The integration test test_reasonable_historical_passes needed adjustment: with max_ticks=10, campaign duration is ~3600s, requiring a historical value of 3600 (not 86400) for the tolerance test.

Severity	Limitation
MAJOR	No fire rate limiting — units fire once per tick regardless of ROF (inherited from Phase 7)
MAJOR	No wave attack modeling — all red units advance simultaneously (inherited from Phase 7)
MAJOR	Campaign AI decisions are coarse — OODA cycle operates at echelon timing scales, may not produce tactical-level posture changes within short MC runs
MINOR	Simplified force compositions — representative unit samples, not complete historical OOB
MINOR	Synthetic terrain — programmatic heightmaps, not real topographic data
MINOR	Fixed reinforcement schedule — deterministic arrival times, no stochastic variation
MINOR	No force aggregation/disaggregation — all units individually tracked (performance concern for large campaigns)
MINOR	AI expectation matching is approximate — posture detection based on action string matching, not deep behavioral analysis
MINOR	Campaign metrics proxy territory control via unit survival fraction rather than spatial objective control
COSMETIC	`_decide_brigade_div` hardcodes `echelon_level=9` in result (inherited from Phase 8)

Lessons Learned¶

CampaignRunner temp YAML pattern works well: Writing a temp YAML for ScenarioLoader avoids building a separate config→context path.
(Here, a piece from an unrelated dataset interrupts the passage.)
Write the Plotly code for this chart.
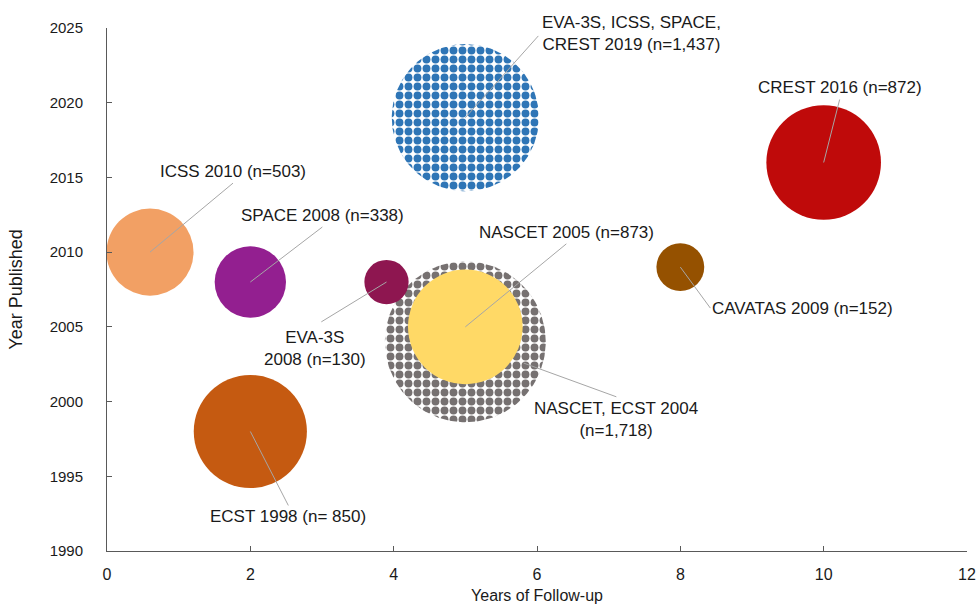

The overhead is negligible.
Small tick limits (max_ticks=5-20) make fast unit tests possible: Campaign tests complete in <0.5s by limiting ticks while still exercising the full wiring.
Monte Carlo at campaign level reuses all engagement MC infrastructure: MonteCarloResult.compare_to_historical() works unchanged because both harnesses produce RunResult with dict[str, float] metrics.
AI decision extraction depends on event generation: With very few ticks, AI modules may not complete an OODA cycle, producing zero decisions. Tests must account for this.
Tolerance factor of 3.0 is essential for campaign-level comparison: Multi-day campaigns with AI commander variability and stochastic reinforcement effects produce wide outcome distributions.